Selon eux, Dieu est resté une longue suite de siècles avant de se manifester : il a eu successivement, d’abord la pensée, ensuite la volonté de produire. C’est pour cela que Ptolémée, comme on l’a vu plus haut (p. 503-504), distinguait en Bythos deux dispositions, qu’il appelait Ennoia et Thelesis.

Selon Plotin, au contraire, l’Un est, de toute éternité, tout à la fois la Puissance de toutes choses et l’Acte souverainement immuable (Enn. V, liv. iv, § 2 ; Enn. VI, liv. viii, § 20). De toute éternité, par une nécessité naturelle. Il a engendré l’Intelligence, l’Intelligence a engendré l’Âme, et l’Âme a fait le monde. Il en résulte que le monde est créé, en ce sens qu’il a un principe auquel il doit son existence et sa forme ; il n’est pas créé, en ce sens qu’il n’a pas eu de commencement (Enn. III, liv. ii, § 1, 2). Plotin revient plusieurs fois sur cette idée dans le livre ix (§ 3, 7 ; p. 264, 275). Dans son système, le monde n’existe, ni en vertu d’une chute (§ 4, p. 266), ni en vertu d’une détermination volontaire du Démiurge (§ 8, p. 277)[1] ; il existe nécessairement, parce que c’est une loi naturelle que le monde intelligible manifeste sa puissance par l’existence du monde sensible qui est son image (§ 3, 8 ; p. 264, 279).

2. Noûs, Logos.

Plotin dit dans deux passages que les Gnostiques supposent qu’il y a plusieurs Intelligences.

« On ne saurait imaginer au-dessous du Premier deux Intelligences, l’une en repos, l’autre en mouvement… Il ne convient pas d’admettre qu’il y ait plusieurs Intelligences, en disant que l’une pense, et que l’autre pense que la première pense. » (§ 1, p. 258-260.)
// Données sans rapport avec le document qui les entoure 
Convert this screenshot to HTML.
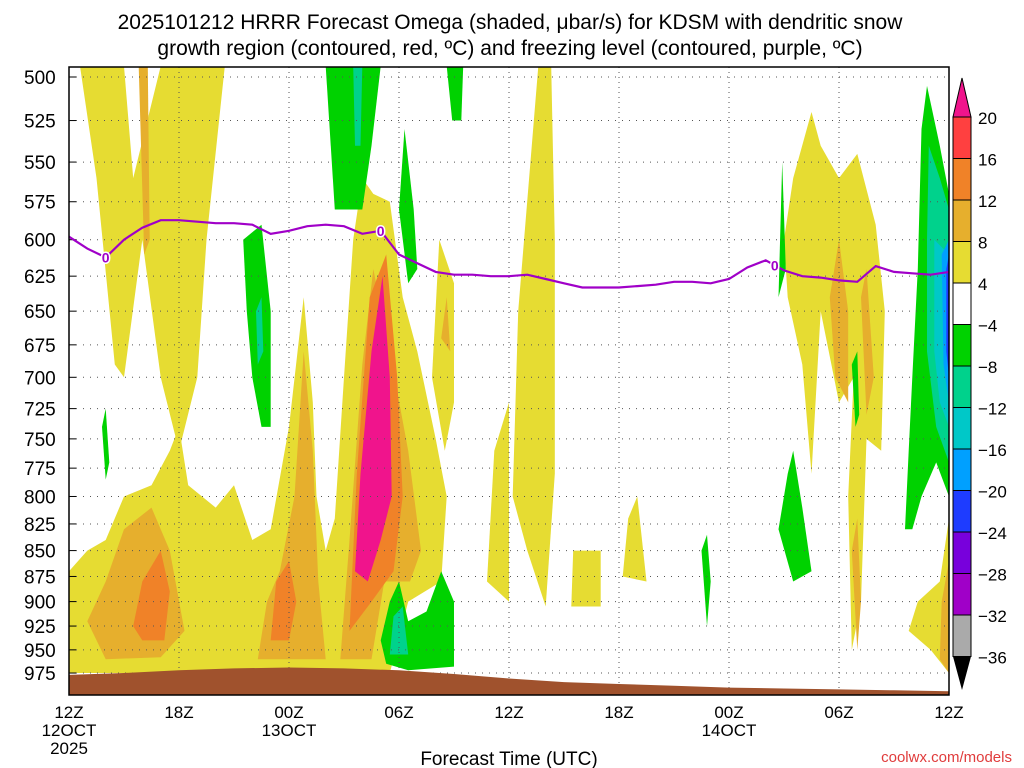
<!DOCTYPE html>
<html><head><meta charset="utf-8"><style>
body{margin:0;background:#fff;width:1024px;height:768px;overflow:hidden;font-family:"Liberation Sans",sans-serif}
svg{position:absolute;left:0;top:0}
</style></head><body>
<svg id="chart" width="1024" height="768" xmlns="http://www.w3.org/2000/svg">
<text x="510" y="29" font-size="21" text-anchor="middle" font-family="Liberation Sans, sans-serif">2025101212 HRRR Forecast Omega (shaded, μbar/s) for KDSM with dendritic snow</text>
<text x="510" y="55" font-size="21" text-anchor="middle" font-family="Liberation Sans, sans-serif">growth region (contoured, red, ºC) and freezing level (contoured, purple, ºC)</text>
<text x="509" y="765" font-size="19" text-anchor="middle">Forecast Time (UTC)</text>
<text x="1012" y="762" font-size="15" text-anchor="end" fill="#e03c3c">coolwx.com/models</text>
<g id="plot"></g>
</svg>
<script>
const pLabels=[500,525,550,575,600,625,650,675,700,725,750,775,800,825,850,875,900,925,950,975];
const tLabels=["12Z","18Z","00Z","06Z","12Z","18Z","00Z","06Z","12Z"];
const dateLabels={0:["12OCT","2025"],2:["13OCT"],6:["14OCT"]};
const levels=[20,16,12,8,4,-4,-8,-12,-16,-20,-24,-28,-32,-36];
const levelColors=["#f0148c","#ff4040","#f08228","#e6af2d","#e6dc32","#ffffff","#00d200","#00d28c","#00c8c8","#00a0ff","#1e3cff","#7800dc","#a000c8","#aaaaaa","#000000"];
const freezeLevel=[598,606,612,600,592,587,587,588,589,589,590,596,594,591,590,591,596,594,610,616,622,624,624,625,625,624,627,630,633,633,633,632,631,629,629,630,627,619,614,621,625,626,628,629,618,622,623,624,622];
const freezeLabelHours=[2,17,38.5];
const surfaceP=[977,975,972,970,969,970,972,976,981,985,987,989,991,992,993,994,995];
const omegaAreas=[
[6,[[0.6,494],[3,494],[3.5,560],[5,494],[8.5,494],[7.5,600],[7,700],[6,760],[5,700],[4,600],[3,700],[2.5,690],[1.5,560]]],
[10,[[3.8,494],[4.3,494],[4.4,600],[4.1,610]]],
[6,[[0,975],[0,870],[1,850],[2,840],[3,800],[4.5,790],[5.5,760],[6,740],[6.5,790],[8,810],[9,790],[10,840],[11,830],[12,740],[12.8,640],[13.3,720],[13.5,800],[14,850],[14.5,820],[15,700],[15.5,600],[16,560],[16.6,570],[17.5,575],[18.2,640],[19,680],[20,750],[20.6,800],[20.3,880],[18.5,900],[17.5,975]]],
[10,[[1,920],[2,880],[3,830],[4.5,810],[5.5,850],[6.3,930],[5,958],[2,960]]],
[10,[[10.3,960],[10.8,900],[11.5,870],[12.3,800],[12.8,680],[13.3,760],[13.6,880],[14,960]]],
[10,[[14.8,960],[15.3,840],[16,690],[16.6,620],[17.5,680],[18.5,760],[19.2,850],[18.6,880],[17.2,880],[16.5,960]]],
[14,[[3.5,925],[4,880],[5,850],[5.5,890],[5.2,940],[4,940]]],
[14,[[11,940],[11.3,880],[12,860],[12.4,900],[12,940]]],
[14,[[15.3,930],[15.7,780],[16.4,640],[17.3,610],[17.9,700],[18.2,800],[17.7,870],[16.5,900]]],
[22,[[15.6,870],[15.9,780],[16.5,680],[17.1,625],[17.5,700],[17.6,800],[17,840],[16.3,880]]],
[6,[[19.8,700],[20.2,600],[21,630],[21,720],[20.5,760]]],
[10,[[20.3,670],[20.6,640],[20.8,680]]],
[6,[[24.2,800],[24.5,650],[25.6,494],[26.3,494],[26.5,600],[26.5,780],[26,905],[25,850]]],
[6,[[22.8,880],[23.2,760],[24,720],[24,900]]],
[6,[[27.4,905],[27.5,850],[29,850],[29,905]]],
[6,[[30.2,875],[30.5,820],[31,800],[31.5,880]]],
[6,[[39,600],[39.5,560],[40.5,520],[41,540],[42,560],[43,545],[44,590],[44.5,650],[44.3,760],[43.5,750],[43.2,900],[42.7,950],[42.5,800],[42.8,700],[42,720],[41,650],[40.5,780],[40,690],[39.2,640]]],
[6,[[45.8,930],[46.3,900],[47.5,880],[48,820],[48,975],[47,950]]],
[10,[[47.5,960],[47.6,900],[48,860],[48,975]]],
[10,[[41.5,640],[42,600],[42.5,650],[42.5,720],[41.8,700]]],
[10,[[43.2,640],[43.5,620],[43.9,700],[43.5,730]]],
[10,[[42.7,850],[43,820],[43.2,900],[43,950]]],
[-6,[[9.5,600],[10.5,590],[11,650],[11,740],[10.5,740],[10,700],[9.7,650]]],
[-10,[[10.2,650],[10.5,640],[10.6,680],[10.3,690]]],
[-6,[[14,494],[17,494],[16.5,540],[16,580],[14.5,580]]],
[-10,[[15.5,494],[16,494],[15.9,540],[15.6,540]]],
[-6,[[18,580],[18.3,530],[18.8,580],[19,620],[18.5,630]]],
[-6,[[20.6,494],[21.5,494],[21.4,525],[20.9,525]]],
[-6,[[17,940],[17.5,900],[18,880],[18.5,920],[19.5,910],[20.3,870],[21,900],[21,968],[18.5,972],[17.3,965]]],
[-10,[[17.5,955],[17.7,915],[18.2,905],[18.5,955]]],
[-6,[[1.8,740],[2.0,725],[2.2,770],[2.0,785]]],
[-6,[[34.5,850],[34.8,835],[35,880],[34.8,925]]],
[-6,[[38.7,830],[39.2,780],[39.5,760],[40,810],[40.5,870],[39.5,880]]],
[-6,[[38.7,640],[38.9,550],[39.1,620]]],
[-6,[[42.7,690],[43,680],[43.1,730],[42.9,740]]],
[-6,[[45.6,830],[45.8,760],[46,700],[46.3,620],[46.5,530],[46.8,505],[47.5,540],[48,570],[48,800],[47.3,770],[46.5,800],[46,830]]],
[-10,[[46.9,540],[47.5,560],[48,580],[48,770],[47.3,740],[46.8,680],[46.8,600]]],
[-14,[[47.2,600],[48,610],[48,740],[47.5,720],[47.2,680]]],
[-18,[[47.6,610],[48,600],[48,720],[47.7,690]]],
[-22,[[47.85,620],[48,610],[48,700],[47.85,680]]]
];
const X0=69,X1=949,Y0=67,Y1=695;
const xs=h=>X0+h*(X1-X0)/48;
const ys=p=>77+892.5*Math.log(p/500);
const NS="http://www.w3.org/2000/svg";
const g=document.getElementById('plot');
function mk(t,a,parent){const e=document.createElementNS(NS,t);for(const k in a)e.setAttribute(k,a[k]);(parent||g).appendChild(e);return e;}
function colorFor(v){if(v>20)return levelColors[0];for(let i=0;i<levels.length-1;i++){if(v<=levels[i]&&v>levels[i+1])return levelColors[i+1];}return levelColors[14];}
const clip=mk('clipPath',{id:'pc'});mk('rect',{x:X0,y:Y0,width:X1-X0,height:Y1-Y0},clip);
const shade=mk('g',{'clip-path':'url(#pc)'});


omegaAreas.forEach((a,i)=>{
  const pts=a[1].map(q=>xs(q[0]).toFixed(1)+','+ys(q[1]).toFixed(1)).join(' ');
  const e=mk('polygon',{points:pts,fill:colorFor(a[0])},shade);
  
  
});
pLabels.forEach(p=>{
  const y=ys(p);
  const l=mk('line',{x1:X0,x2:X1,y1:y,y2:y,stroke:'#555','stroke-width':1,'stroke-dasharray':'1,6'});
  
  
  const tk=mk('line',{x1:X0,x2:X0+7,y1:y,y2:y,stroke:'#000'});
  
  
  const t=mk('text',{x:24,y:y+7,'font-size':19});t.textContent=p;
  
  
});
tLabels.forEach((s,i)=>{
  const x=xs(i*6);
  if(i>0&&i<8){const l=mk('line',{x1:x,x2:x,y1:Y0,y2:Y1,stroke:'#555','stroke-dasharray':'1,4'});
  
  }
  const t=mk('text',{x:x,y:718,'font-size':17,'text-anchor':'middle'});t.textContent=s;
  
  
  if(dateLabels[i]!==undefined){dateLabels[i].forEach((d,j)=>{
    const dt=mk('text',{x:x,y:736+j*18,'font-size':17,'text-anchor':'middle'});dt.textContent=d;
    
    });}
});
let tp='M'+X0+','+Y1;
surfaceP.forEach((p,i)=>{tp+=' L'+xs(i*3).toFixed(1)+','+ys(p).toFixed(1);});
tp+=' L'+X1+','+Y1+' Z';
const ter=mk('path',{d:tp,fill:'#a0522d'});


const fl=mk('polyline',{points:freezeLevel.map((p,h)=>xs(h).toFixed(1)+','+ys(p).toFixed(1)).join(' '),fill:'none',stroke:'#a000c8','stroke-width':2.2});


freezeLabelHours.forEach(h=>{
  const i=Math.floor(h),f=h-i;const p=freezeLevel[i]*(1-f)+freezeLevel[Math.min(i+1,48)]*f;
  const t=mk('text',{x:xs(h),y:ys(p)+5,'font-size':14,'text-anchor':'middle',fill:'#a000c8',stroke:'#fff','stroke-width':3,'paint-order':'stroke','font-weight':'bold'});t.textContent='0';
  
  
});
const fr=mk('rect',{x:X0,y:Y0,width:X1-X0,height:Y1-Y0,fill:'none',stroke:'#000','stroke-width':1.5});


const cbx=953,cbw=18,cbTop=117,step=41.5;
const cb=mk('g',{});


const tri=mk('polygon',{points:`${cbx},${cbTop} ${cbx+cbw},${cbTop} ${cbx+cbw/2},78`,fill:levelColors[0],stroke:'#000'},cb);


for(let i=0;i<levels.length-1;i++){
  const r=mk('rect',{x:cbx,y:cbTop+i*step,width:cbw,height:step,fill:levelColors[i+1],stroke:'#000'},cb);
  
  
}
const bt=cbTop+(levels.length-1)*step;
const tri2=mk('polygon',{points:`${cbx},${bt} ${cbx+cbw},${bt} ${cbx+cbw/2},690`,fill:'#000'},cb);


levels.forEach((v,i)=>{
  const t=mk('text',{x:978,y:cbTop+i*step+7,'font-size':17},cb);t.textContent=v<0?'\u2212'+(-v):v;
  
  
});
</script>
</body></html>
« Comprenant mal Platon, les Gnostiques ont imaginé une Intel-

  1. Voici ce que saint Augustin dit de cette opinion : « Quant à ceux qui, tout en avouant que le monde est l’ouvrage de Dieu, ne veulent pas lui reconnaître un commencement de durée, mais un simple commencement de création, ce qui se terminerait à dire d’une façon presque inintelligible que le monde a toujours été fait. Ils semblent, à la vérité, mettre par là Dieu à couvert d’une témérité fortuite, et empêcher qu’on ne croie qu’il ne lui soit venu tout d’un coup quelque chose à l’esprit qu’il n’avait pas auparavant, c’est-à-dire une volonté muable de créer le monde, à lui, qui est incapable de tout changement ; mais je ne vois pas comment cette opinion peut subsister à d’autres égards. » (Cité de Dieu, XI, 4 ; t. II, p. 268, trad. de M. Saisset.)